▶ _Stated task_: Pick out each line of the records in which the word "seaborn" appears.
--- START Record extracts ---
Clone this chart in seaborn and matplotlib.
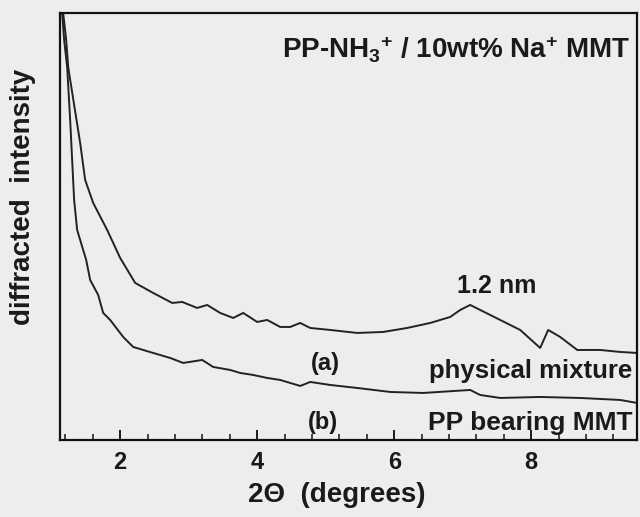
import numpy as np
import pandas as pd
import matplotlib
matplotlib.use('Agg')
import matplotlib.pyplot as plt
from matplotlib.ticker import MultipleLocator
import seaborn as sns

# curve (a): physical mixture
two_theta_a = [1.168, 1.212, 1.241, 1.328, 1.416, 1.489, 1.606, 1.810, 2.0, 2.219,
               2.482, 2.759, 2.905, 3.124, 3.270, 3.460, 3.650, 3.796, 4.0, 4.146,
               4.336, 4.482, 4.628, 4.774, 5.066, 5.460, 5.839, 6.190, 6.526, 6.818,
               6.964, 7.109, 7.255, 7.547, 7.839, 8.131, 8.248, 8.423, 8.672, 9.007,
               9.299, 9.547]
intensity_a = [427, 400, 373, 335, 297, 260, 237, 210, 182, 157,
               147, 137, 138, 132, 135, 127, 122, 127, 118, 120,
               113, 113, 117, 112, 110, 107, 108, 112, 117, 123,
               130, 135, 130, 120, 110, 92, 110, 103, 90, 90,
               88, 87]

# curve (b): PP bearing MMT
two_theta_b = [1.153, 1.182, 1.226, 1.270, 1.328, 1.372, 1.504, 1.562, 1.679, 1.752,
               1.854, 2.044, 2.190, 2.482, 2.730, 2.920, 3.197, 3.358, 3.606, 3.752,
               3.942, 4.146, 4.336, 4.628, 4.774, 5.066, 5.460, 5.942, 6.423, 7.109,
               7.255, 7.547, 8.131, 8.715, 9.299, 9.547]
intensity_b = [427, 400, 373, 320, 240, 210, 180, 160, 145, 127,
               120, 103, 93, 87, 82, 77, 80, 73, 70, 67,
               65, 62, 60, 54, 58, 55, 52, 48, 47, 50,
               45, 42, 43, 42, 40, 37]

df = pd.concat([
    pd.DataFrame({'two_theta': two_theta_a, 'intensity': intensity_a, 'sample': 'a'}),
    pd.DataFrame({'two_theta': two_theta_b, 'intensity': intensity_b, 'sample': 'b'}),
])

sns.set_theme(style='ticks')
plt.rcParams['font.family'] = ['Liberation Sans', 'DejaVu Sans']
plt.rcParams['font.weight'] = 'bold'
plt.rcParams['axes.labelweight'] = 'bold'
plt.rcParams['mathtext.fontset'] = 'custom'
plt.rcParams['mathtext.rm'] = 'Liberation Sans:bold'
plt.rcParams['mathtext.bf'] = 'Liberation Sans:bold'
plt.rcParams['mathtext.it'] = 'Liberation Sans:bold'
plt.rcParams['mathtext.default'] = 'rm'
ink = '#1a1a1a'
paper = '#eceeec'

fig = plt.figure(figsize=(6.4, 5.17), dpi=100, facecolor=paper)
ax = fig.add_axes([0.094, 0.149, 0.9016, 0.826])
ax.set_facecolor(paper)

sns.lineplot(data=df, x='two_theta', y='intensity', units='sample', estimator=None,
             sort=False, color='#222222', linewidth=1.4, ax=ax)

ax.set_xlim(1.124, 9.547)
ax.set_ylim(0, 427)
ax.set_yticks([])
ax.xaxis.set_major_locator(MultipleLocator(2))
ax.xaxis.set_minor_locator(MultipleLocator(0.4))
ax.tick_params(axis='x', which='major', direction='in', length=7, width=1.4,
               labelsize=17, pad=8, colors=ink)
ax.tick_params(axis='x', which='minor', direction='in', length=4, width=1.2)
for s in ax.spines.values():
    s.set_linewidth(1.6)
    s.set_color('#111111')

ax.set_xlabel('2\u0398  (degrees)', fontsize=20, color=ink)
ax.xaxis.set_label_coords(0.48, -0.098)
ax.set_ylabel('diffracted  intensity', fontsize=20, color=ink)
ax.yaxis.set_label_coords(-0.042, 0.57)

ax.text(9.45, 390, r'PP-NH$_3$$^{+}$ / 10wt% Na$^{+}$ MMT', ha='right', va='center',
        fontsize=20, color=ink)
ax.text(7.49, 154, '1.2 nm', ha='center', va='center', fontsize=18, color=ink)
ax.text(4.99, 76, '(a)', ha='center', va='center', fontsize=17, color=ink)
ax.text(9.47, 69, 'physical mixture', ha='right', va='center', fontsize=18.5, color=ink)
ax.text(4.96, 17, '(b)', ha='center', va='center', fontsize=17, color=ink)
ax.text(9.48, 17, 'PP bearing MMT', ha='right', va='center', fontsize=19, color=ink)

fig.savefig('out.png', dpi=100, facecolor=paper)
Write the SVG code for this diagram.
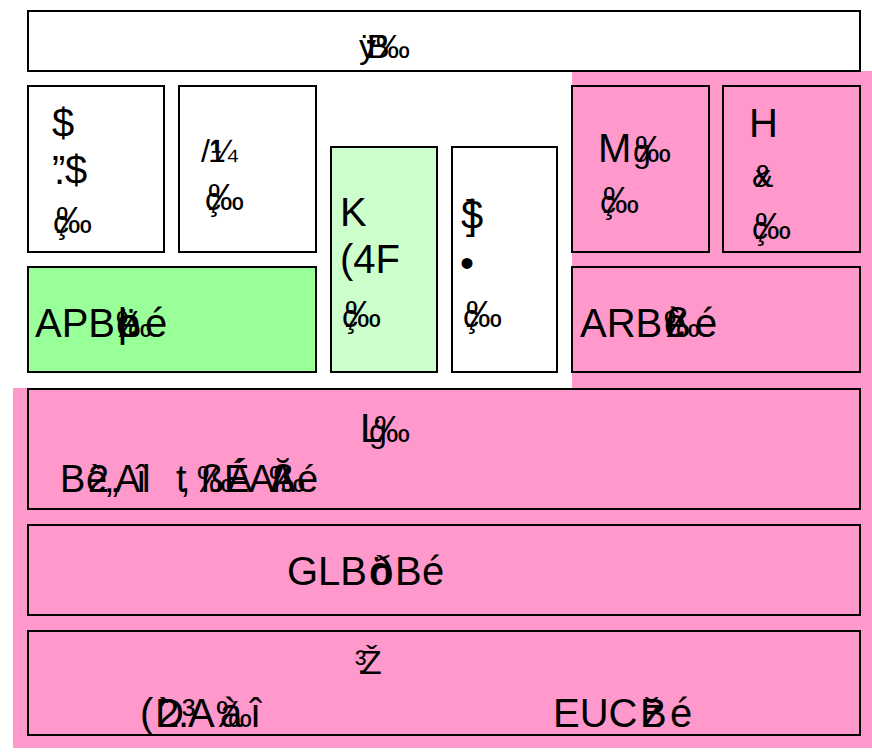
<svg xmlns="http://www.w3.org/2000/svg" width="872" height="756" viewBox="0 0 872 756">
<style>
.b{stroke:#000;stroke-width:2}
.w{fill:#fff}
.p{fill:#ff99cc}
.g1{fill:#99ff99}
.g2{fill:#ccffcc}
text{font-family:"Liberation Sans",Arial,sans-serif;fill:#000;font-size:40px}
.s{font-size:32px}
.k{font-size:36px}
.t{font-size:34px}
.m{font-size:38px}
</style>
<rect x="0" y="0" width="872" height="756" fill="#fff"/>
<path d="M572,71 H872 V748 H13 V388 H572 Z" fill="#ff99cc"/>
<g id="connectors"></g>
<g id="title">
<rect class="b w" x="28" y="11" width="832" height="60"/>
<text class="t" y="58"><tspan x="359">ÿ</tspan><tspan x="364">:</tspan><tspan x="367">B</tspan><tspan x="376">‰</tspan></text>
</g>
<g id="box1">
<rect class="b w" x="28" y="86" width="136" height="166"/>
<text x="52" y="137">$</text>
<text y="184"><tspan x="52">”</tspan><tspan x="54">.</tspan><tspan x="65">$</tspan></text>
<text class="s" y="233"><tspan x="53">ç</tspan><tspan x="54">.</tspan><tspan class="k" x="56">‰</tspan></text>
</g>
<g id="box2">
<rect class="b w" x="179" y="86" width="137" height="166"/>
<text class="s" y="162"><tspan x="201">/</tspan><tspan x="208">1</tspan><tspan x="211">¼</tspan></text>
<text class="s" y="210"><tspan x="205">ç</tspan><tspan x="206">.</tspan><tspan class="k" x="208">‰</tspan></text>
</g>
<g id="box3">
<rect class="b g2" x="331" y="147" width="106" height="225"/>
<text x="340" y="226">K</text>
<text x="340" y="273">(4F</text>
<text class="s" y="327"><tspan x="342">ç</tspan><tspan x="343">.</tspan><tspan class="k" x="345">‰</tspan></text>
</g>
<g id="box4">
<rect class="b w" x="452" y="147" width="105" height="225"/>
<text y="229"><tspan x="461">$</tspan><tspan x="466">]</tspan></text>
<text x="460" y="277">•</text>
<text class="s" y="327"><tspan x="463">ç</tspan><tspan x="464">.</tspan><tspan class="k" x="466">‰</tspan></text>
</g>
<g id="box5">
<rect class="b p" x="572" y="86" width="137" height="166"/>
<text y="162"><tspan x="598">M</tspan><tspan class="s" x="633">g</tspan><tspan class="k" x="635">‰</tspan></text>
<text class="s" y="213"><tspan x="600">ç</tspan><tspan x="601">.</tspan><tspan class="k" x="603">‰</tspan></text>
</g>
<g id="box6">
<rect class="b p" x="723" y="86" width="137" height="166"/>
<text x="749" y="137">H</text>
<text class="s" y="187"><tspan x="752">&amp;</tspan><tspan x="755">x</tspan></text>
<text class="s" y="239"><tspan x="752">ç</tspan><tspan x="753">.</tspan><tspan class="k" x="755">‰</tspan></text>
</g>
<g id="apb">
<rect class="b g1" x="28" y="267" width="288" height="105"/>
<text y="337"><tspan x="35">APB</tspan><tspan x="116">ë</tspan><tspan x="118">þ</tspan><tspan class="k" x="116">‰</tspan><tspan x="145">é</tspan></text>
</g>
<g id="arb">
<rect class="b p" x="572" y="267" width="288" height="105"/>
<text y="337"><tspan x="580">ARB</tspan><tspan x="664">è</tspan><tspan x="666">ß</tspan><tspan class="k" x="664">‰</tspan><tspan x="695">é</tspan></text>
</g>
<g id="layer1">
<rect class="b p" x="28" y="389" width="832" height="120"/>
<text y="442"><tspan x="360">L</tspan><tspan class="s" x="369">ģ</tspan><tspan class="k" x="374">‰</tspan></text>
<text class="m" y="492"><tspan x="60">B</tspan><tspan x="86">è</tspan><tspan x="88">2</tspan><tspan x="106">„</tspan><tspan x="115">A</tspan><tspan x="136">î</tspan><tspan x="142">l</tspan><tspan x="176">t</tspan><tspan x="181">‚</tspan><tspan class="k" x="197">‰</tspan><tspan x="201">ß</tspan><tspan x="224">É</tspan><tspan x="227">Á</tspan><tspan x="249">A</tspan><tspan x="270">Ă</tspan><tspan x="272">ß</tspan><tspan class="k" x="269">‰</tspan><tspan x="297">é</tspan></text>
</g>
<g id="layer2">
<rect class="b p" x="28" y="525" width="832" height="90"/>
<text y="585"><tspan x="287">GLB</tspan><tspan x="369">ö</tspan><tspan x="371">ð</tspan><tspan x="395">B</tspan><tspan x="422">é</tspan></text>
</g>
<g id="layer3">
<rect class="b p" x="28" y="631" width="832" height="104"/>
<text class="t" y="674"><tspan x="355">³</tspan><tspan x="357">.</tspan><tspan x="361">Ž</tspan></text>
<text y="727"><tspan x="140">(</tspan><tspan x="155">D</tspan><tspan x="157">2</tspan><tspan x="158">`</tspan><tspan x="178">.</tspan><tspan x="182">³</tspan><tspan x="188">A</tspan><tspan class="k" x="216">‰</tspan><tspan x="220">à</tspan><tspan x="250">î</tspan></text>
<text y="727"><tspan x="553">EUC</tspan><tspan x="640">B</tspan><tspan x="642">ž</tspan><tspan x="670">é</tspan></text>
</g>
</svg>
--- END Record extracts ---
--- START Record extracts ---
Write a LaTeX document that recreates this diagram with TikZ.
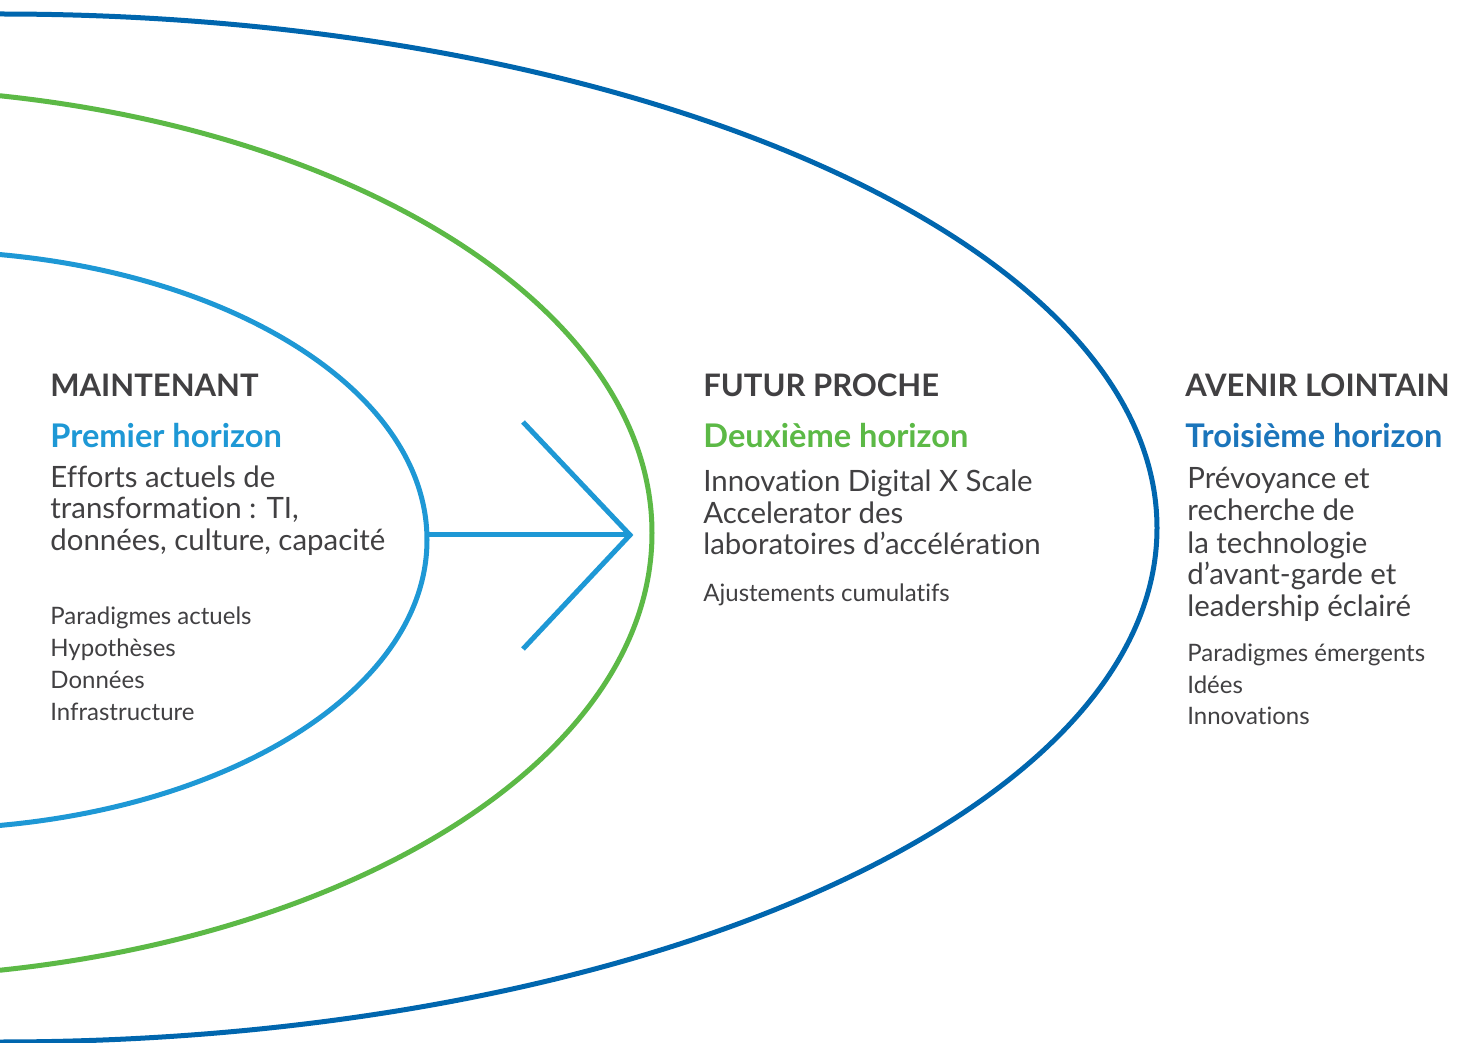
--- END Record extracts ---
▶ _Exercise result_:
Clone this chart in seaborn and matplotlib.
import seaborn as sns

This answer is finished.